Spotify e la musica da non comprare

26 Febbraio 2019 di Paolo Morati

Fra Spotify, Deezer, Apple Music, eccetera, è possibile che in molti non si ricordino quando hanno acquistato l’ultimo disco fisico, vinile o CD che fosse. Dal canto nostro siamo comunque rimasti colpiti, un paio di giorni fa in metropolitana, dai manifesti che reclamizzavano l’uscita di un paio di nuovi album di cantanti italiani, di quelli che oggi girano in gran parte delle orecchie degli adolescenti, ormai nella sostanza orientati solo su quel genere che va per la maggiore, ossia trap e dintorni. Niente di male, per carità, il problema è che in bella evidenza oltre agli slogan di ordinanza l’invito non era (come logica vorrebbe) a “comprare” bensì ad “ascoltare”, e chiaramente sulla piattaforma di streaming più popolare, cioè Spotify, e che consente anche una fruizione gratuita, seppure in bassa qualità. E che, a scanso di equivoci, tra un vinile e l’altro usiamo anche noi.

La riflessione che abbiamo fatto è che se da un lato l’impressione è che si dia ormai per scontato che il pubblico non acquisterà mai non diciamo un CD ma nemmeno un singolo brano in digitale (lo ribadiamo, la pubblicità vuole che ascoltiamo), dall’altro tutto questo è un chiaro e triste segnale di resa di fronte all’inevitabile ridimensionamento a cui la musica intesa come il “mercato di una volta” sta andando incontro e (di conseguenza), alla possibile riduzione degli investimenti in future produzioni, sempre più legate all’immagine che a una, almeno sperata, qualità.
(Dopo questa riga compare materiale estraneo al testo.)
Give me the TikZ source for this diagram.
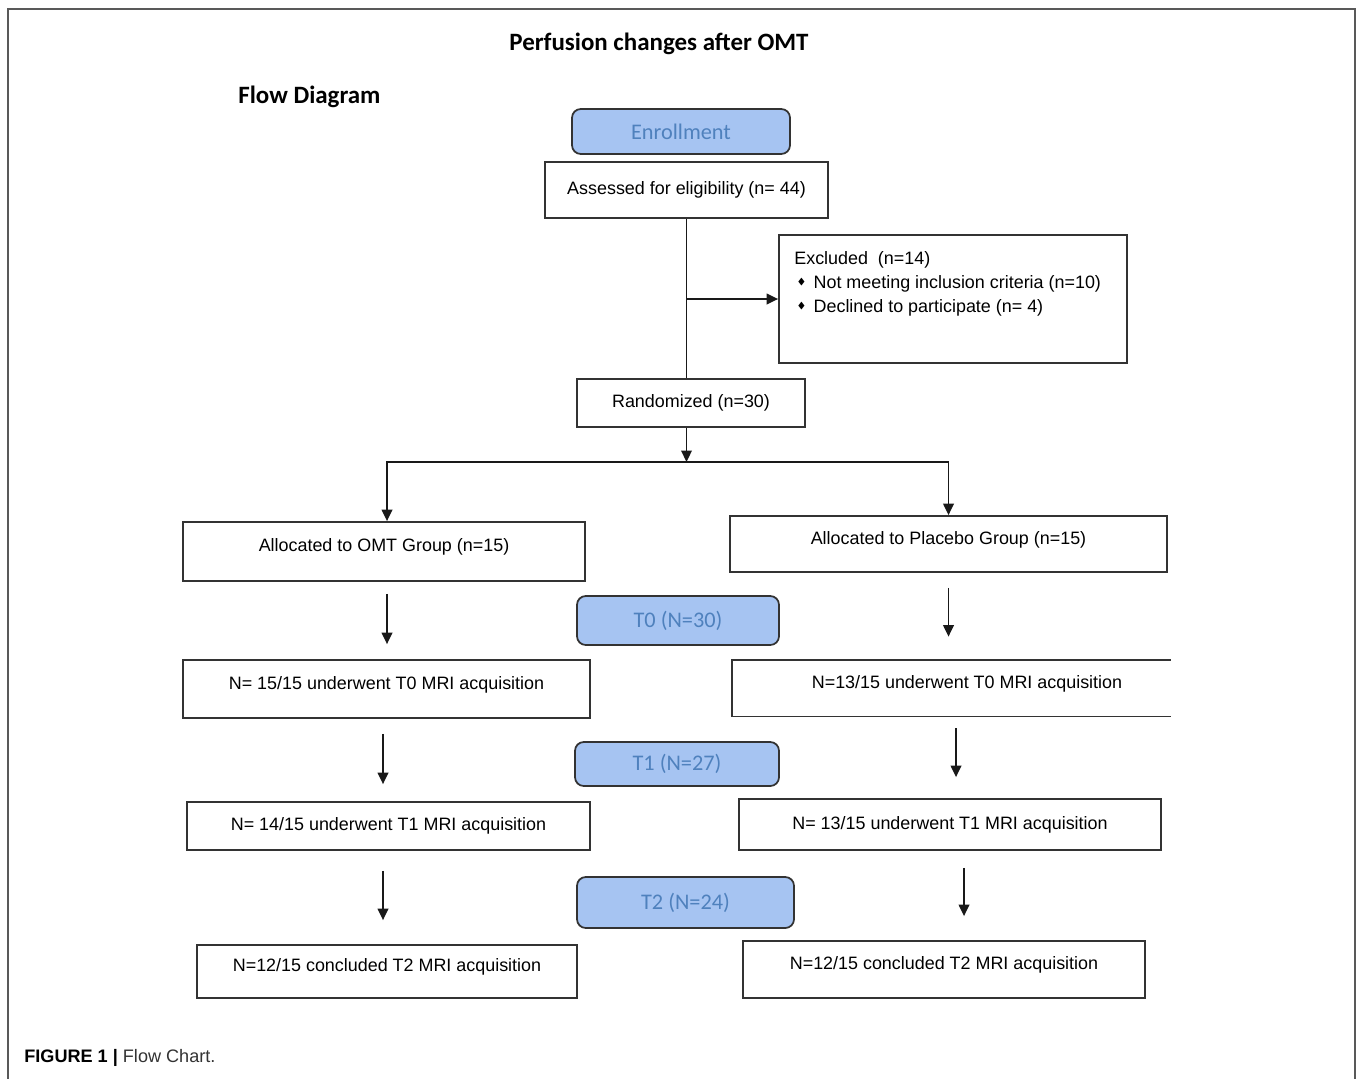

Qualità che non vuol dire bella o brutta musica, concetto soggettivo, ma musicisti coinvolti, suoni ricercati, tempo dedicato alla creazione e realizzazione in studio…

Senza stare troppo a scomodare le epoche in cui un album di successo vendeva dieci volte tanto quelle di oggi, il vero problema dell’ascolto (che di fatto ormai fa anche le classifiche) rispetto all’acquisto deriva dalla facilità con cui oggi la musica può essere fruita con il minimo sforzo, e gratis, scatenando record che, pur con gli accordi commerciali con le piattaforme di streaming, non hanno tuttavia la stessa valenza di quando la musica si comprava con i sudati risparmi. Che era una scelta difficile e per questo più selettiva e ragionata rispetto ad oggi. Oltre ad essere consumata e vissuta nella sua completezza di forma e sostanza, compresa la lettura dei testi nel libretto. Insomma, vissuta in tutto e per tutto dal sacrificio dell’investimento al godimento del suono. Con il live che non era il fine massimo ma solo uno dei percorsi di una carriera, laddove oggi un disco o presunto tale è invece legato al fenomeno dei firmacopie (ossia tu compri e noi ti facciamo fare l’autografo o addirittura il selfie con il tuo cantante preferito, il CD poi magari finisce in un cassetto… ) e poi se possibile (gaudio massimo) anche al concerto.

Ecco, se certamente il digitale, la Rete e la conseguente facilitazione della pirateria hanno dato una botta al settore che oggi appare come aver sostanzialmente ceduto all’inevitabile, ci chiediamo che cosa passi tuttavia per la testa delle case discografiche che investono in pubblicità quando rinunciano a promuovere l’acquisto del proprio prodotto invitando ad “ascoltare ora”. Appunto, ora… e domani?